Do you ever find yourself up in the middle of the night, tossing all work aside to mix up something delicious in the kitchen in a last-ditch effort to put a nice end to a stress-filled day and (hopefully) get some sleep? …No? Well, it seems to be happening to me more often these days, haha. On one particular night I just couldn’t take it anymore; I abandoned my desk, went down to the kitchen, and began making these brownies. I knew I needed something rich. Something sinfully chocolaty. Something strongly alcoholic.
Unfortunately (at least in times like these) I can’t drink without taking some time off work first. I’m on-call 24/7 and need to be sober enough to drive at any time. That bottle of Irish cream was screaming at me from the top of the fridge, though, so – on a whim – I dumped a generous amount of the liquor in my bowl to mix with the melted butter. I should mention that I’ve only ever baked with liquor once before and so I really have no idea if this was the appropriate time to add it, but who cares? In times like these you need a fix and fast. About 5 minutes later my hands went out of control again and before I knew it…
…yeah, those Ghirardelli jumbo chocolate chunks are not in the source recipe either. I’m pretty sure I dumped in nearly the entire bag, having only used half a cup for a previous recipe. I’m telling you, it was one of those nights…
Nightcap Brownies (adapted from The Wednesday Chef’s “The Best Brownies“)

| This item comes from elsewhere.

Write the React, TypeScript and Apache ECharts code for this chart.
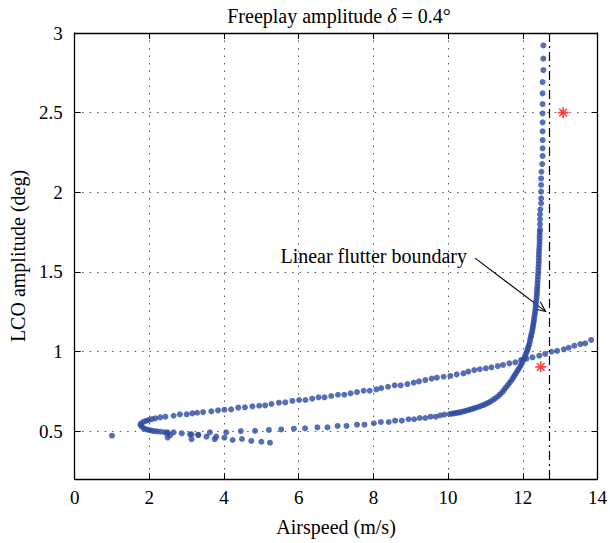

1 stick (8 T) unsalted butter
1/3 C Irish cream liquor
1 C sugar
¾ C unsweetened cocoa powder
¼ t salt
½ t vanilla extract
2 large eggs, cold
½ C AP flour
2 C chocolate chunks or chips
- In a double boiler (or heat-proof bowl fitted snugly over a saucepan with about an inch of gently boiling water) melt butter with Irish cream, then add cocoa powder, sugar, and salt. Continue melting until mix is smooth and warm enough that you cannot dip your figure in it for longer than a few seconds (yes, I use this as excuse to “test” my batter far more often than is appropriate). The batter will have pulled together and perhaps look a little slimy due to the alcohol, but don’t worry. Set bowl aside to allow the mixture to cool.
- Position an oven rack to the bottom third of oven, preheat the oven to 325°F, and line an 8- or 9″-square baking dish with parchment paper. When the batter has cooled to the point where it is warm, but no longer hot, add the vanilla and then eggs – one at a time – stirring vigorously after each. When the batter looks shiny and homogeneous add the flour, stirring only until you cannot see it any longer. At this point, beat as strongly as you can with your wooden spoon or spatula – work out that stress!! – for exactly 40 strokes. Trust me, this is magic; Luisa knows her stuff.
- Add chocolate chunks, fold into batter, and spread the batter evenly into the prepared pan. Bake until a toothpick test shows only a slight amount of moist batter (not wet) when removed. The source recipe estimates 20-25 minutes. The numerous times I’ve baked the recipe exactly according to instructions it has taken my oven about 30 minutes and with the Nightcap variation it took about 35. These are heavy brownies, baby! Patience.
- When brownies have finished, remove from oven and let dish cool on a wire rack. Cut and serve warm (about 15 minutes of cooling) for “lava cake” – like dessert. Cut and serve completely cooled for a thick, fudge-like brownie.
These brownies were exactly what I needed that night: ungodly rich, delicious, not-to-sweet, and spiked with lovely – appropriately non-intoxicating – Irish cream. I didn’t anticipate the lava-cake-like consistency of the warm serving, but it was a wonderful surprise. I only wish I had had some vanilla ice cream to go along side. The best thing about this spontaneous midnight kitchen adventure: I was able to go to bed relaxed and sated.
The next morning I cut another brownie for breakfast (pssht, like you’ve never eaten dessert for breakfast…) and got another surprise: the Nightcap variation produced much denser brownie squares that the original recipe. Now, the original recipe is pretty dense (which is why it is my favorite, by the way) so I hadn’t thought a denser brownie was possible, but the cooled Irish cream-infused, chocolate chunk – laden brownies bordered on fudge! Again, no complaints here, and I really enjoy how I have almost two entirely different desserts in a single recipe: serve warm and you have a cake-like brownie filled with melted chocolate, serve cool and you’re biting into a thick fudge-y bar of mixed chocolate – and both with an Irish cream twist! Win, win in my opinion. Let me know what you think!